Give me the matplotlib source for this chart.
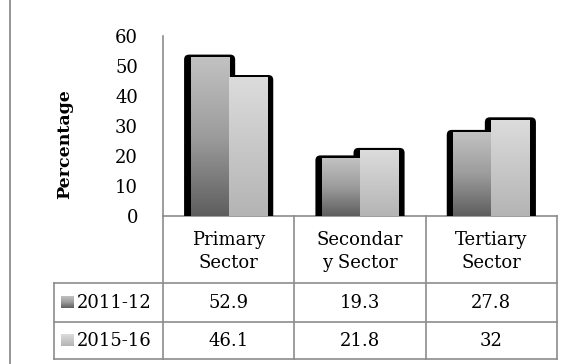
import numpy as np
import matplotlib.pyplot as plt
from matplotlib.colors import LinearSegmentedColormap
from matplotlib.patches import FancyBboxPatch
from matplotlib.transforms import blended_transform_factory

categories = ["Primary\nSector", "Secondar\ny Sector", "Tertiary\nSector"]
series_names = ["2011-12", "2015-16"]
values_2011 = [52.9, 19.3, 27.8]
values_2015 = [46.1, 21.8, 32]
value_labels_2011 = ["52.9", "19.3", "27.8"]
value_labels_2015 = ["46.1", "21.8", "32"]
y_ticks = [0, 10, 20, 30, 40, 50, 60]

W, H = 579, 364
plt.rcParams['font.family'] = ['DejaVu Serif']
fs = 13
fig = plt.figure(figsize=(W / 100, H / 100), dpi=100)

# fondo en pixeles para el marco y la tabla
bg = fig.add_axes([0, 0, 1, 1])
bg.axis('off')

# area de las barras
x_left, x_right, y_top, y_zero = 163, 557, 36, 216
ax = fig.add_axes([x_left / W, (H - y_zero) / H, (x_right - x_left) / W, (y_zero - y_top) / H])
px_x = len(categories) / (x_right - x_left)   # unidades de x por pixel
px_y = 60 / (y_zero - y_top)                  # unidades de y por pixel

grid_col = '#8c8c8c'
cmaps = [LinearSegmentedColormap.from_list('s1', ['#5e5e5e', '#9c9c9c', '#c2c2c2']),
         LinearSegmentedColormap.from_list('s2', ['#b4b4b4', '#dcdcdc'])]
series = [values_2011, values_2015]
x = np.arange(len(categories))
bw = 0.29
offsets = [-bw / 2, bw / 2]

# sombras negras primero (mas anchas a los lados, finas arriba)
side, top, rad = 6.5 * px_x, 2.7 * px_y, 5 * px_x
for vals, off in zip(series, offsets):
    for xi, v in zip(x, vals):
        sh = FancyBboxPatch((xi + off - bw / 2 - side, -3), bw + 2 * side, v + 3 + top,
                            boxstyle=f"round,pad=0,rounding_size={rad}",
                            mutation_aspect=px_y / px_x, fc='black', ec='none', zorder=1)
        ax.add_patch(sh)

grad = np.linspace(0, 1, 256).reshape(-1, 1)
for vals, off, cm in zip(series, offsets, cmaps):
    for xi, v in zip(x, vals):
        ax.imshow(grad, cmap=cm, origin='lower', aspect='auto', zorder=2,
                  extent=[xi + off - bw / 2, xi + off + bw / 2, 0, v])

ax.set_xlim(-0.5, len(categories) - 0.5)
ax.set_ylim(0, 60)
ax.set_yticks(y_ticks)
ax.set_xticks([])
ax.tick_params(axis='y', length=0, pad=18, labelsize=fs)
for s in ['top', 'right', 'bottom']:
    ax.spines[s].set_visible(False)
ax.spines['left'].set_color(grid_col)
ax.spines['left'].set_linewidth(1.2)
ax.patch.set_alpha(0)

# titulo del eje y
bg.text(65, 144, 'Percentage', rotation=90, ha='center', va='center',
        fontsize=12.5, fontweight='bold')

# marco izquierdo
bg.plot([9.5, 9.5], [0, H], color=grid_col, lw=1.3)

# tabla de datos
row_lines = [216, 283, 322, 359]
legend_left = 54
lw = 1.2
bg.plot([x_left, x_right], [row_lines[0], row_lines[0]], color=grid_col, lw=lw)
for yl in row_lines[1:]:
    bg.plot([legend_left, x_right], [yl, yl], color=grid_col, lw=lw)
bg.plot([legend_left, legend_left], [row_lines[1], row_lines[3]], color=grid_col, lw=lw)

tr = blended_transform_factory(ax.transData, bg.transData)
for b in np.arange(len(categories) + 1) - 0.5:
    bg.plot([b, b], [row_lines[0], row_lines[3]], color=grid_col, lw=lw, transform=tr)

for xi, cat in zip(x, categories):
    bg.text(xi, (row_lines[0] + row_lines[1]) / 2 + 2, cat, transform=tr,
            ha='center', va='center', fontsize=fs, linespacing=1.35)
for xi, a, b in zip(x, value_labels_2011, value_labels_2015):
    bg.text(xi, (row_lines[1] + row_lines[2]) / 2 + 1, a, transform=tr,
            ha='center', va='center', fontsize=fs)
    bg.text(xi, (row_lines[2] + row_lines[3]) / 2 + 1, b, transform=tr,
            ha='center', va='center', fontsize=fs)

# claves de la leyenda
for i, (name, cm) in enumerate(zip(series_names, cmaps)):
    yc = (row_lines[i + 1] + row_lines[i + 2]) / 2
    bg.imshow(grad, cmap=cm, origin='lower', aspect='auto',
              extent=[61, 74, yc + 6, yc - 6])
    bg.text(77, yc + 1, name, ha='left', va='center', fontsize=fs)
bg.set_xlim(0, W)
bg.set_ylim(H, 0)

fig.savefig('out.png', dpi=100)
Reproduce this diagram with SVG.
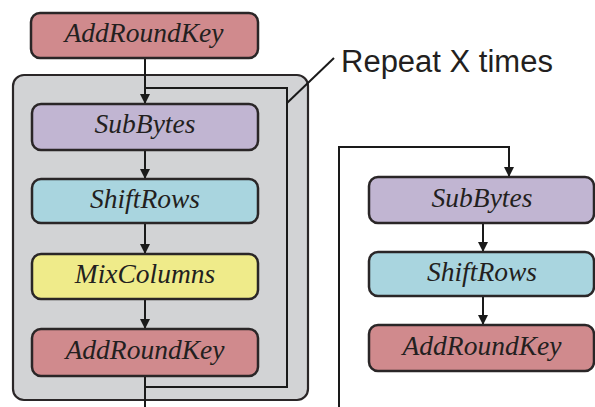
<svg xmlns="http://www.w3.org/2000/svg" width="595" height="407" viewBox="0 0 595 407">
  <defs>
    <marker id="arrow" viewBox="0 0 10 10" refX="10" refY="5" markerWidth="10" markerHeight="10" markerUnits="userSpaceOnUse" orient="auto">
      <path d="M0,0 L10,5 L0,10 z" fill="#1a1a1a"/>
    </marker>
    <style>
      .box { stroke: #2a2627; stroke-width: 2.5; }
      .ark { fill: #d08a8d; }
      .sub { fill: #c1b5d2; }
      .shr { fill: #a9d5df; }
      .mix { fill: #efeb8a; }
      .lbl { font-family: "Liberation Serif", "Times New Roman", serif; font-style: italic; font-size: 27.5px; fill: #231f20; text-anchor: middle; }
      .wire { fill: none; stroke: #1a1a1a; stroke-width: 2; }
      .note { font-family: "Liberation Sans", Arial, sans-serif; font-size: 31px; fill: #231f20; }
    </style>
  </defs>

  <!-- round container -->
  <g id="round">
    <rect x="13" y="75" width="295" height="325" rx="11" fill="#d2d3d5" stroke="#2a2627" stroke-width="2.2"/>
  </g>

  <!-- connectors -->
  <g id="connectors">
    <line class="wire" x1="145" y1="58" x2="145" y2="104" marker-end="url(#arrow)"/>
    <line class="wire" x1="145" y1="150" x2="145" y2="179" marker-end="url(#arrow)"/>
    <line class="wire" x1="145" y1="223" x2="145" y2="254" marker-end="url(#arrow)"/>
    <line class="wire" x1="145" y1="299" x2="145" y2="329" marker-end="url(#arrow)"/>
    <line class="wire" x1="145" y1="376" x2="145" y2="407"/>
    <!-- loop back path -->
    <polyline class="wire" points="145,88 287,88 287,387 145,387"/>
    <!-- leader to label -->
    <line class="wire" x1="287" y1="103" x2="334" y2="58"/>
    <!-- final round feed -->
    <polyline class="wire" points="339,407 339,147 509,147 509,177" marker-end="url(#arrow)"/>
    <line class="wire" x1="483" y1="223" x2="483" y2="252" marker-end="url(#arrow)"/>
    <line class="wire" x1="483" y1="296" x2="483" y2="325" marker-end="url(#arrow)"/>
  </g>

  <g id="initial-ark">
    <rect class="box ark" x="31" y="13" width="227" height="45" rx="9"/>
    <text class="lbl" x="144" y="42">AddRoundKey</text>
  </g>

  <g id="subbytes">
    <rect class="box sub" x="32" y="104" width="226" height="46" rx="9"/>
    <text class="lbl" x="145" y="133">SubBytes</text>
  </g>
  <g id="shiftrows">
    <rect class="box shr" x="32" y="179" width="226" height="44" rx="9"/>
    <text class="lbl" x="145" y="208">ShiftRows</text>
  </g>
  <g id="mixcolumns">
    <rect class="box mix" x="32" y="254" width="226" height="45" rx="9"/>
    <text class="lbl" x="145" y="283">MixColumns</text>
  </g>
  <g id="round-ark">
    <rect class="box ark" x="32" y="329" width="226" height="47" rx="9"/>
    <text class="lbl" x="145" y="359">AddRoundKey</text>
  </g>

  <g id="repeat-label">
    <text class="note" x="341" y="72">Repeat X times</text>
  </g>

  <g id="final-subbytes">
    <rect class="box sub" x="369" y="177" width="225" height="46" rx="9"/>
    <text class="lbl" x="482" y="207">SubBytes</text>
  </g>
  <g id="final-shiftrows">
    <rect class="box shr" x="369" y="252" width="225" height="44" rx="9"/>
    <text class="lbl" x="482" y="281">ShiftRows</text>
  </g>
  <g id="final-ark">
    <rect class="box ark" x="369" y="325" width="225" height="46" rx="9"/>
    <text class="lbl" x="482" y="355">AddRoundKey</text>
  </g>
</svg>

▶ Problem: Extract the lines exactly, please: the first line of the listing, the line with "from matplotlib.transforms import", and every line between them, but no pictures.

▶ The answer:
Give me the matplotlib source for this chart.
import numpy as np
import matplotlib.pyplot as plt
from matplotlib.colors import LinearSegmentedColormap
from matplotlib.patches import FancyBboxPatch
from matplotlib.transforms import blended_transform_factory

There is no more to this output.